6B.7 Assessing the Climate Footprint of Tropical Cyclones: Pertinent Players or Irrelevant Pawns?

Tuesday, 17 April 2012: 12:00 PM
Masters E (Sawgrass Marriott)
Benjamin Schenkel, University at Albany, State University of New York, Albany, NY; and R. E. Hart
Manuscript (444.7 kB)

One of the great remaining unanswered questions in tropical meteorology is why there are approximately 90 tropical cyclones (TCs) globally, on average, per year as opposed to 10, 1000, or 10000 TCs. In contrast to extratropical cyclones whose annual frequency can be roughly calculated given the large scale characteristics of the mid-latitudes, there is no equivalent theory that even justifies the order of magnitude of TCs that occur globally each year. In spite of this, there appears to be a preferential spacing of approximately 1500-2000 km between TCs during multiple TC episodes in the Eastern North Pacific, North Atlantic, and Western North Pacific possibly suggesting that the number of storms in each basin is constrained energetically by the environment. Reconciling these issues is fundamentally rooted in determining the role of TCs within the climate. Building upon previous research (e.g. Sobel and Camargo 2005, Hart et al. 2007), the following study seeks to take a preliminary step in addressing these questions by quantifying the spatiotemporal scales over which TCs and the large scale environment interact. Four-dimensional, storm-relative composites of raw variables, raw anomalies, and normalized anomalies for Western North Pacific TCs are utilized in the analysis presented here.

Preliminary results show that the passage of a TC may initially be responsible for cooling and drying their environment both on local and large scales. Specifically, the passage of a major TC excites positive normalized mean sea-level pressure anomalies of over 0.3σ for upwards of a week stretching nearly 6000 km zonally and over 3000 km meridionally. The location of these anomalies near the expected core of the intertropical convergence zone in the composite domain together with a weakening of the trade winds suggests that these anomalies are indicative of a slackening of the Hadley Cell following TC passage. The reduced vigor of the Hadley Cell may be in direct response to potentially significant poleward moisture and heat transports by TCs during a time of year in which contributions from baroclinic eddies are relatively weak.

Within the region through which the TC directly passed, anomalies strongly manifest themselves as a drying of the lower and middle tropospheric environment.
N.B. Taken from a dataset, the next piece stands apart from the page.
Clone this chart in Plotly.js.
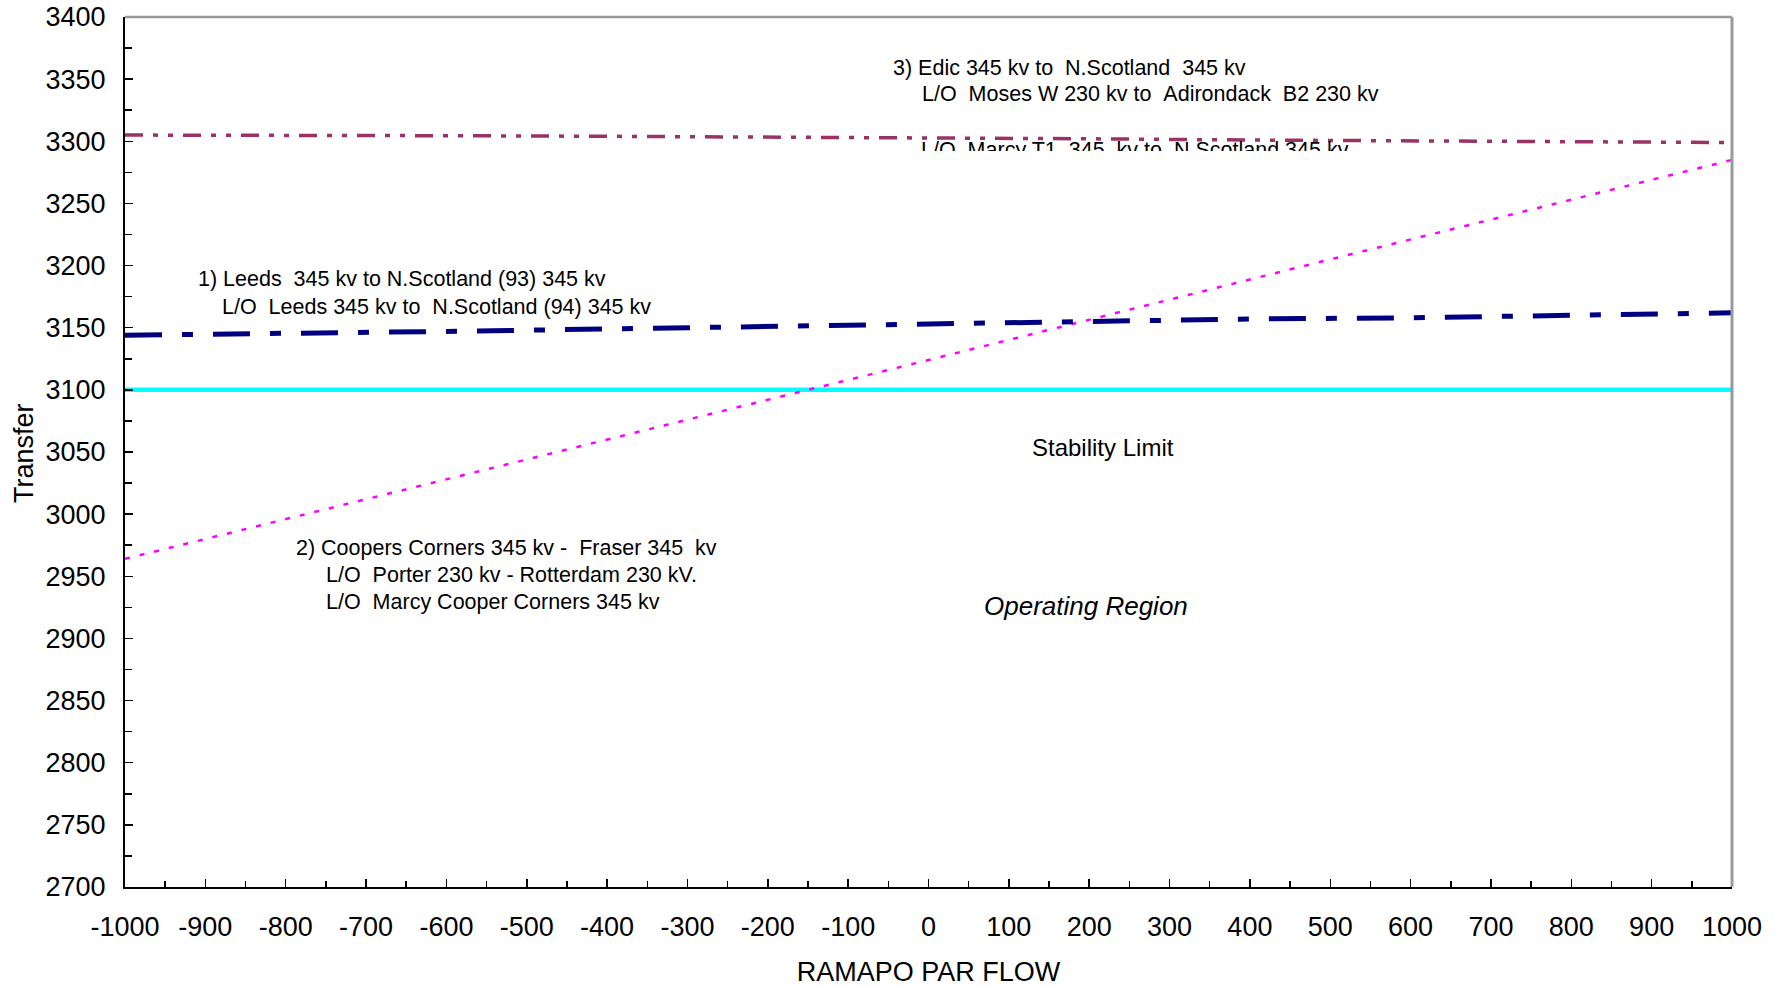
<!DOCTYPE html>
<html><head><meta charset="utf-8">
<script src="https://cdn.plot.ly/plotly-3.0.1.min.js"></script>
<style>html,body{margin:0;padding:0;background:#fff}#chart{width:1777px;height:987px}</style>
</head><body><div id="chart"></div>
<script>
// ---- data ----
const flow = [-1000, -800, -600, -400, -200, 0, 200, 400, 600, 800, 1000];
const leeds = [3144, 3145, 3147, 3149, 3151, 3153, 3155, 3157, 3158, 3160, 3162];
const edic = [3305, 3305, 3304.5, 3304, 3303.5, 3302.5, 3302, 3301, 3300.5, 3300, 3299];
const coopersFlow = [-1000, -500, 0, 500, 1000];
const coopers = [2964, 3044, 3124, 3205, 3285];
const stabFlow = [-1000, 1000];
const stabLimit = [3100, 3100];
const xTickVals = [-1000,-900,-800,-700,-600,-500,-400,-300,-200,-100,0,100,200,300,400,500,600,700,800,900,1000];
const xTickText = ["-1000","-900","-800","-700","-600","-500","-400","-300","-200","-100","0","100","200","300","400","500","600","700","800","900","1000"];
const yTickVals = [2700,2750,2800,2850,2900,2950,3000,3050,3100,3150,3200,3250,3300,3350,3400];
const yTickText = ["2700","2750","2800","2850","2900","2950","3000","3050","3100","3150","3200","3250","3300","3350","3400"];
const leedsLabel = ["1) Leeds  345 kv to N.Scotland (93) 345 kv", "L/O  Leeds 345 kv to  N.Scotland (94) 345 kv"];
const coopersLabel = ["2) Coopers Corners 345 kv -  Fraser 345  kv", "L/O  Porter 230 kv - Rotterdam 230 kV.", "L/O  Marcy Cooper Corners 345 kv"];
const edicLabel = ["3) Edic 345 kv to  N.Scotland  345 kv", "L/O  Moses W 230 kv to  Adirondack  B2 230 kv", "L/O  Marcy T1  345  kv to  N.Scotland 345 kv"];
const stabText = "Stability Limit";
const regionText = "Operating Region";
const xTitle = "RAMAPO PAR FLOW";
const yTitle = "Transfer";

const FONT = "Liberation Sans, Arial, sans-serif";
const sp = s => s.replace(/  /g, " \u00a0");

const traces = [
  {x: stabFlow, y: stabLimit, mode: "lines", name: "Stability Limit",
   line: {color: "#00FFFF", width: 4.5}},
  {x: coopersFlow, y: coopers, mode: "lines", name: "2) Coopers Corners",
   line: {color: "#FF00FF", width: 2.5, dash: "5px,10px"}},
  {x: flow, y: edic, mode: "lines", name: "3) Edic",
   line: {color: "#993366", width: 3.5, dash: "18px,10px,5px,10px,5px,10px"}},
  {x: flow, y: leeds, mode: "lines", name: "1) Leeds",
   line: {color: "#000080", width: 5, dash: "37px,20px,11px,20px"}}
];

function ann(text, x, y, size, extra) {
  return Object.assign({x: x, y: y, xref: "x", yref: "y", text: sp(text), showarrow: false,
    xanchor: "left", yanchor: "middle", font: {family: FONT, size: size, color: "#000"}}, extra || {});
}

const annotations = [
  ann(leedsLabel[0], -911.5, 3189.0, 21.5),
  ann(leedsLabel[1], -881.7, 3166.9, 21.5),
  ann(coopersLabel[0], -789.9, 2972.8, 21.5),
  ann(coopersLabel[1], -751.9, 2951.3, 21.5),
  ann(coopersLabel[2], -751.9, 2929.3, 21.5),
  ann(edicLabel[0], -46.6, 3359.1, 21.5),
  ann(edicLabel[1], -10.8, 3338.0, 21.5),
  ann(edicLabel[2], -10.8, 3303.8, 21.5, {yanchor: "top", valign: "top", height: 13, borderpad: 0}),
  ann(stabText, 216.6, 3053.8, 24, {xanchor: "center"}),
  ann(regionText, 195.8, 2926.3, 26, {xanchor: "center", text: "<i>" + regionText + "</i>"}),
  {xref: "paper", yref: "paper", x: (24 - 125) / 1607, y: 0.4989, xanchor: "center", yanchor: "middle",
   text: yTitle, textangle: -90, showarrow: false, font: {family: FONT, size: 27, color: "#000"}}
];

const layout = {
  width: 1777, height: 987,
  margin: {l: 125, r: 45, t: 17, b: 100, pad: 0},
  paper_bgcolor: "#fff", plot_bgcolor: "#fff",
  showlegend: false,
  font: {family: FONT, size: 27, color: "#000"},
  xaxis: {range: [-1000, 1000], tickvals: xTickVals, ticktext: xTickText,
    showgrid: false, zeroline: false, showline: true, linecolor: "#000", linewidth: 2,
    ticks: "inside", ticklen: 8, tickwidth: 1.5, tickcolor: "#000",
    minor: {dtick: 50, ticks: "inside", ticklen: 6, tickwidth: 1.5, tickcolor: "#000", showgrid: false},
    tickfont: {family: FONT, size: 27, color: "#000"}, ticklabelstandoff: 15,
    title: {text: xTitle, font: {family: FONT, size: 27, color: "#000"}, standoff: 24},
    automargin: false, fixedrange: true},
  yaxis: {range: [2700, 3400], tickvals: yTickVals, ticktext: yTickText,
    showgrid: false, zeroline: false, showline: true, linecolor: "#000", linewidth: 2,
    ticks: "inside", ticklen: 8, tickwidth: 1.5, tickcolor: "#000",
    minor: {dtick: 25, ticks: "inside", ticklen: 7, tickwidth: 1.5, tickcolor: "#000", showgrid: false},
    tickfont: {family: FONT, size: 27, color: "#000"}, ticklabelstandoff: 12,
    automargin: false, fixedrange: true},
  shapes: [
    {type: "line", xref: "paper", yref: "paper", x0: 0, x1: 1, y0: 1, y1: 1, line: {color: "#999999", width: 2.5}},
    {type: "line", xref: "paper", yref: "paper", x0: 1, x1: 1, y0: 0, y1: 1, line: {color: "#999999", width: 3}}
  ],
  annotations: annotations
};

Plotly.newPlot("chart", traces, layout, {displayModeBar: false, staticPlot: true});
</script>
</body></html>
The spatial distribution of the moisture and temperature anomalies immediately surrounding the TC track suggests that the suppression of convection, potentially due to the underlying sea surface temperature cold wake induced by the TC, is the predominant factor in anomaly maintenance. Furthermore, the periodic pulsation in the magnitude of the dry anomalies, approximately every 10 days following TC passage, appears to be in response to the passage of the TC itself that further serves to increase the stabilization of the atmospheric environment. In their totality, these results suggest that TCs serve as an efficient mechanism for regulating atmospheric instability locally within the tropics and globally through substantial moist static energy transports from the tropics to the mid-latitudes.